Data centres are secure, temperature-controlled facilities built to house large-capacity servers and data storage systems, backed by multiple power sources and high-bandwidth internet connections. These facilities are largely used to host cloud computing operations. Cloud services enable companies to buy, lease or sell software and other digital resources online, just like electricity from a power grid.

Edge data centres are smaller facilities, compared with the hyperscale operations run by the likes of Amazon Web Services, Google, Microsoft Corp, Facebook and Apple. Edge data centres are also generally defined by the location and services they deliver, which means providing cloud computing resources and cached streaming content closer to local end users.

Processing data closer to local consumers, rather than going through the major hubs, helps improve the speed and reliability of applications like video games, streaming video and other online content.

Don So, head of business incubation at New World, on Monday described the company’s participation in Turbidite as “a new journey in meeting tech infrastructure demands across the region”, Adrian Cheng Chi-kong, executive vice-chairman of Hong Kong-listed New World, will serve as chairman of Turbidite, while So will be its chief financial officer.

“Edge data centres have become so sexy right now, much like cloud computing back then,” said Jabez Tan, Los Angeles-based head of research at independent cloud and data centre consulting firm Structure Research. “But there’s definitely a very sound thesis about the whole value proposition of edge computing infrastructure.”

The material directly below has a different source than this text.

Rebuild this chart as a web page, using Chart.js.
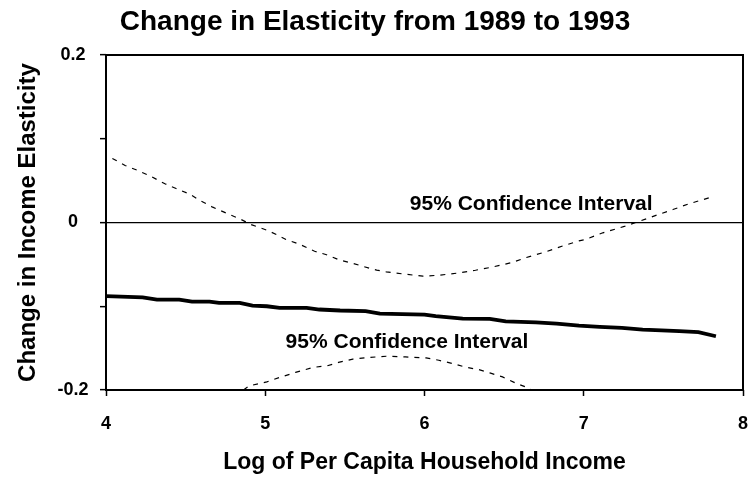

Tan said the edge data market was at a “nascent stage” of development, driven by decentralisation. “The large hyperscale [data centre] operators need to deploy smaller increments of cloud computing capability in smaller markets,” he said. “They need partners to close the gap.”

Tan estimated that the average cost of a hyperscale data centre was about US$8 million to US$9 million per megawatt. So a 20MW facility will cost about US$160 million, he said. The power capacity is reserved for data centre customers, which require enough electricity for thousands of servers and related information technology hardware collocated in those facilities.

An edge data centre typically requires up to 10MW of power. That means a smaller overall investment, but the cost per megawatt would be higher, according to Tan.

The demand for digital infrastructure, including data centres, has grown around the world because of the coronavirus pandemic’s impact on businesses and consumers. More people now depend on the internet to use applications to work from home, buy goods online and access content for entertainment, education or health care.
“Asia, which has been underserved by data centres, is more underserved now because of the current situation,” said Barney, who serves as Turbidite’s chief executive. He sees the opportunity to establish a platform that can support online growth in areas like Southeast Asia, India and small markets in the Greater Bay Area.

“There are roughly 600 data centres across the Asia-Pacific and the Middle East that are not owned by one of the big data centre companies, under a telecoms operator or affiliated with an IT company,” said Barney, adding that Turbidite forms part of a long-term business strategy for partner New World.

The stakes are high for the joint venture, as competition in the edge data centre market is expected to grow amid the opportunities in emerging economies.

The Asia-Pacific region accounted for half of the US$54 billion global data centre collocation market in 2020, according to Tan from Structure Research. The regional market was led by Equinix, Digital Realty, China Telecom, NTT Global Data Centres and China Unicom.